As a product manager, what’s worse than asking a potentially stupid question? Not asking any questions at all.
REX Real Estate’s Juliet Nelson said getting over her fear of bringing up engineering-specific inquiries has helped her become a better consumer products lead.
Nelson added that while it’s a product manager’s job to move an idea closer to the finish line, no one is a subject matter expert on everything. This is especially true at a company using cutting-edge technology like artificial intelligence and machine learning to match sellers and buyers of homes. Below, Nelson explained why she believes all good product managers need to be comfortable not having all the answers.
What are the top three traits a person needs to be a good PM?
A prerequisite to being a good product manager is being a good project manager. You must be organized, attentive to detail, a good communicator and able to tie outcomes back to general business objectives. All of that falls under project management prowess. The ability to navigate project management is necessary but ultimately insufficient for product management success.
A prerequisite to being a good product manager is being a good project manager.’’
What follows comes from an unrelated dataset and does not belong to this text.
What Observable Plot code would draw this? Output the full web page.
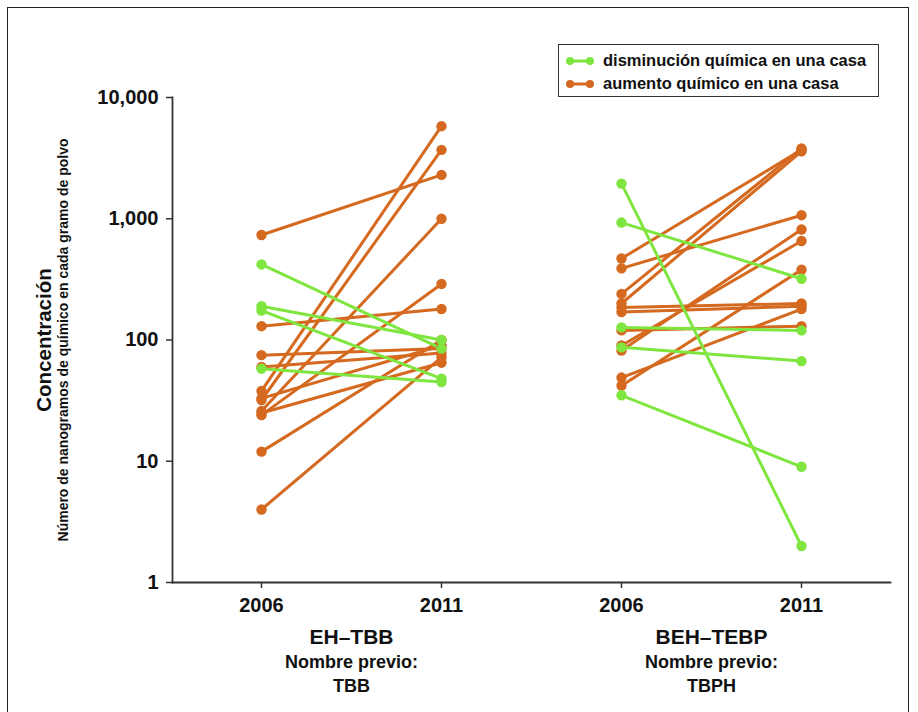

In addition, a great consumer PM is empathetic and creative. They need to truly understand what motivates a customer. And more challengingly, they need to be able to layer on business needs and constraints to generate a vision for the product from that consumer insight.
From a technical perspective, what skills have you found to be most important in your role, and what steps do you take to continue developing those skills?
Product managers without engineering experience can shy away from asking questions about technical details. Getting over that hesitancy was the best thing I’ve done for my technical knowledge. Asking questions is the fastest way to start understanding things. It also ends up being a good sanity check for engineering.
Asking questions is the fastest way to start understanding things.’’
Beyond that, an understanding of how data is structured and collected has been essential to accurately interpreting tests and metrics. I took some Codecademy SQL courses to get an elementary skillset. I ask analysts to walk me through the company-specific elements of any new dataset I’m using.